Prayer, Regeneration, and Pelagianism (Owen)

The Works of John Owen (17 vols.)
John Owen, Works (1-17)

On the topic of regeneration, some in Pelagian and Semi-Pelagian circles have taught that God’s grace illuminates the mind and affections and if the person then wills to choose Christ, God’s grace aids the person’s will in repenting and believing.  They say that this is a work of God’s grace and Holy Spirit; some have called it “moral persuasion.”  However, these Pelagians and Semi-Pelagians deny that the Spirit gives new life to a dead heart and infuses strength to the renewed will enabling the sinner to repent, believe, and come to Christ in faith.  

John Owen argued well that this Pelagian and Semi-Pelagian view overthrows “the whole grace of Jesus Christ… to render it useless; for it ascribes unto man the honor of his conversion, his will being the principal cause of it.”

Owen then said that this Pelagian or Semi-Pelagian view contradicts the prayers of the Scriptures and God’s people: 

There was no argument that the ancients more pressed the Pelagians withal than that the grace which they acknowledged did not answer the prayers of the church, or what we are taught in the Scripture to pray for. We are to pray only for what God hath promised, and for the communication of it unto us in that way whereby he will work it and effect it.

Now, he is at a great indifferency in this matter who only prays that God would persuade him or others to believe and to obey, to be converted or to convert himself. The church of God hath always prayed that God would work these things in us; and those who have a real concernment in them do pray continually that God would effectually work them in their hearts. They pray that he would convert them; that he would create a clean heart and renew a right spirit in them; that he would give them faith for Christ’s sake, and increase it in them; and that in all these things he would work in them by the exceeding greatness of his power both to will and to do according to his good pleasure.
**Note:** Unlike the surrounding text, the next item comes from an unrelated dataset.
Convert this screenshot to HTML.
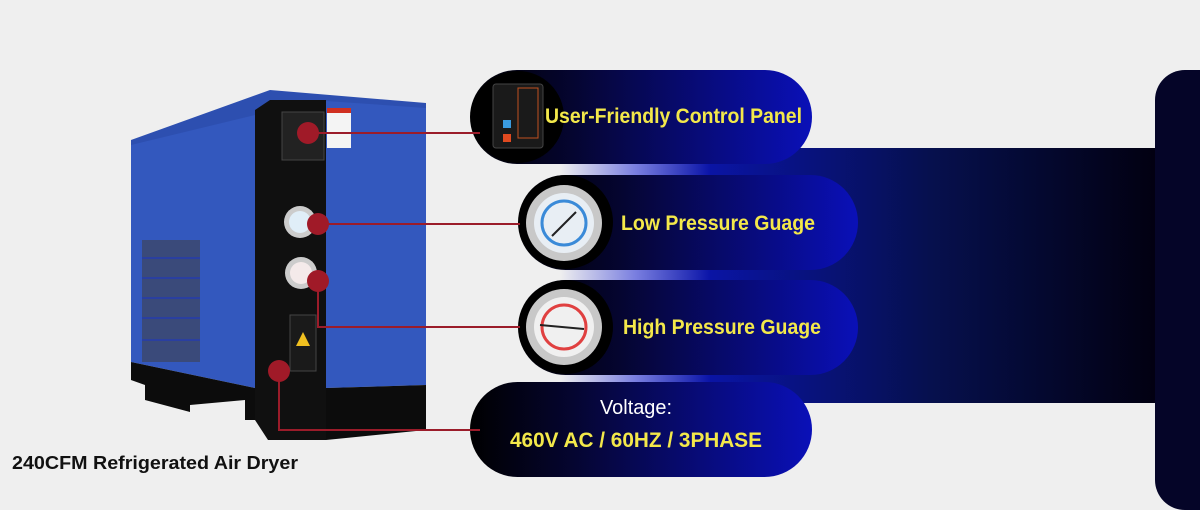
<!DOCTYPE html>
<html><head><meta charset="utf-8"><style>
body{margin:0;width:1200px;height:492px;background:#efefef;overflow:hidden;position:relative;font-family:"Liberation Sans",Arial,sans-serif}
.abs{position:absolute}
.pill{position:absolute;border-radius:48px;background:linear-gradient(90deg,#000 0%,#050530 30%,#0a10b8 100%);}
.t{position:absolute;color:#f3e84a;font-weight:bold;font-size:20px;white-space:nowrap;transform-origin:left center}
</style></head><body>
<div class="abs" style="left:700px;top:148px;width:460px;height:255px;background:linear-gradient(90deg,#0a14a8 0%,#06104e 50%,#020010 100%)"></div>
<div class="abs" style="left:1155px;top:70px;width:60px;height:440px;border-radius:30px 0 0 30px;background:#050528"></div>
<div class="abs" style="left:560px;top:163px;width:150px;height:14px;background:linear-gradient(90deg,#efefef,#7a7fe0,#0a14a8)"></div>
<div class="abs" style="left:560px;top:268px;width:150px;height:14px;background:linear-gradient(90deg,#efefef,#7a7fe0,#0a14a8)"></div>
<div class="abs" style="left:560px;top:373px;width:150px;height:12px;background:linear-gradient(90deg,#efefef,#7a7fe0,#0a14a8)"></div>
<div class="pill" style="left:470px;top:70px;width:342px;height:94px"></div>
<div class="pill" style="left:518px;top:175px;width:340px;height:95px"></div>
<div class="pill" style="left:518px;top:280px;width:340px;height:95px"></div>
<div class="pill" style="left:470px;top:382px;width:342px;height:95px"></div>
<svg class="abs" style="left:0;top:0" width="1200" height="492">
<circle cx="518" cy="117" r="46" fill="#000"/>
<rect x="493" y="84" width="50" height="64" rx="3" fill="#1a1a1a" stroke="#444"/>
<rect x="503" y="120" width="8" height="8" fill="#3a9be0"/><rect x="503" y="134" width="8" height="8" fill="#e04a20"/>
<rect x="518" y="88" width="20" height="50" fill="none" stroke="#c05020"/>
<circle cx="566" cy="222" r="47" fill="#000"/>
<circle cx="564" cy="223" r="38" fill="#c8c8c8"/><circle cx="564" cy="223" r="30" fill="#e8eef4"/><circle cx="564" cy="223" r="22" fill="none" stroke="#3a8ad8" stroke-width="3"/><line x1="552" y1="236" x2="576" y2="212" stroke="#222" stroke-width="2"/>
<circle cx="566" cy="327" r="47" fill="#000"/>
<circle cx="564" cy="327" r="38" fill="#c8c8c8"/><circle cx="564" cy="327" r="30" fill="#f0f0f0"/><circle cx="564" cy="327" r="22" fill="none" stroke="#e04040" stroke-width="3"/><line x1="540" y1="325" x2="584" y2="329" stroke="#222" stroke-width="2"/>
<polygon points="131,140 270,90 426,103 426,110 131,148" fill="#2d4fb0"/>
<polygon points="131,145 255,115 255,388 131,362" fill="#3358be"/>
<polygon points="131,362 255,388 255,420 245,420 245,400 190,405 190,412 145,400 145,385 131,380" fill="#0c0c0c"/>
<rect x="142" y="240" width="58" height="122" fill="#3a4a7a"/>
<g stroke="#2a3fa0" stroke-width="2"><line x1="142" y1="258" x2="200" y2="258"/><line x1="142" y1="278" x2="200" y2="278"/><line x1="142" y1="298" x2="200" y2="298"/><line x1="142" y1="318" x2="200" y2="318"/><line x1="142" y1="340" x2="200" y2="340"/></g>
<polygon points="255,110 270,100 326,100 326,440 268,440 255,420" fill="#101010"/>
<polygon points="326,101 426,108 426,385 326,388" fill="#3358be"/>
<polygon points="326,388 426,385 426,430 326,440" fill="#0c0c0c"/>
<rect x="282" y="112" width="42" height="48" fill="#222" stroke="#444"/>
<rect x="327" y="108" width="24" height="40" fill="#f4f4f4"/><rect x="327" y="108" width="24" height="5" fill="#d03020"/>
<circle cx="300" cy="222" r="16" fill="#ccc"/><circle cx="300" cy="222" r="11" fill="#e0eef8"/>
<circle cx="301" cy="273" r="16" fill="#ccc"/><circle cx="301" cy="273" r="11" fill="#f4eaea"/>
<rect x="290" y="315" width="26" height="56" fill="#1a1a1a" stroke="#444"/>
<polygon points="303,332 296,346 310,346" fill="#f0c020"/>
<g stroke="#9b1c2a" stroke-width="2" fill="none">
<polyline points="308,133 480,133"/><polyline points="318,224 520,224"/>
<polyline points="318,281 318,327 520,327"/><polyline points="279,371 279,430 480,430"/></g>
<g fill="#a01a28"><circle cx="308" cy="133" r="11"/><circle cx="318" cy="224" r="11"/><circle cx="318" cy="281" r="11"/><circle cx="279" cy="371" r="11"/></g>
<text x="12" y="469" font-family="Liberation Sans,Arial,sans-serif" font-weight="bold" font-size="18" fill="#111" textLength="286" lengthAdjust="spacingAndGlyphs">240CFM Refrigerated Air Dryer</text>
<g font-family="Liberation Sans,Arial,sans-serif" font-weight="bold" font-size="21" fill="#f3e84a">
<text x="545" y="123" textLength="257" lengthAdjust="spacingAndGlyphs">User-Friendly Control Panel</text>
<text x="621" y="230" textLength="194" lengthAdjust="spacingAndGlyphs">Low Pressure Guage</text>
<text x="623" y="334" textLength="198" lengthAdjust="spacingAndGlyphs">High Pressure Guage</text>
<text x="510" y="447" textLength="252" lengthAdjust="spacingAndGlyphs">460V AC / 60HZ / 3PHASE</text>
</g>
<text x="600" y="414" font-family="Liberation Sans,Arial,sans-serif" font-size="20" fill="#fff" textLength="72" lengthAdjust="spacingAndGlyphs">Voltage:</text>
</svg>
</body></html>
And there is not a Pelagian in the world who ever once prayed for grace, or gracious assistance against sin and temptation, with a sense of his want of it, but that his prayers contradicted his profession. To think that by all these petitions, with others innumerable dictated unto us in the Scripture, and which a spiritual sense of our wants will engage into, we desire nothing but only that God would persuade, excite, and stir us up to put forth a power and ability of our own in the performance of what we desire, is contrary unto all Christian experience.

Yea, for a man to lie praying with [persistence], earnestness, and fervency, for that which is in his own power, and can never be effected but by his own power, is… ridiculous; and they do but mock God who pray unto him to do that for them which they can do for themselves, and which God cannot do for them but only when and as they do it themselves. Suppose a man to have a power in himself to believe and repent; suppose these to be such acts of his will as God doth not, indeed cannot, by his grace work in him, but only persuade him thereunto, and show him sufficient reason why he should so do,—to what purpose should this man, or with what congruity could he, pray that God would give him faith and repentance?

 John Owen, The Works of John Owen, ed. William H. Goold, vol. 3 (Edinburgh: T&T Clark, n.d.), 312–313.

In other words, it isn’t biblical for us to pray that God would persuade someone to believe.  It’s not biblical for us to beg to God that someone would convert himself.  In fact, it’s even contrary to experience!  As Owen said, it’s mocking God to pray for him to do what man can do for himself.

This entire discussion is found in volume 3 of Owen’s Works, pages 311-313.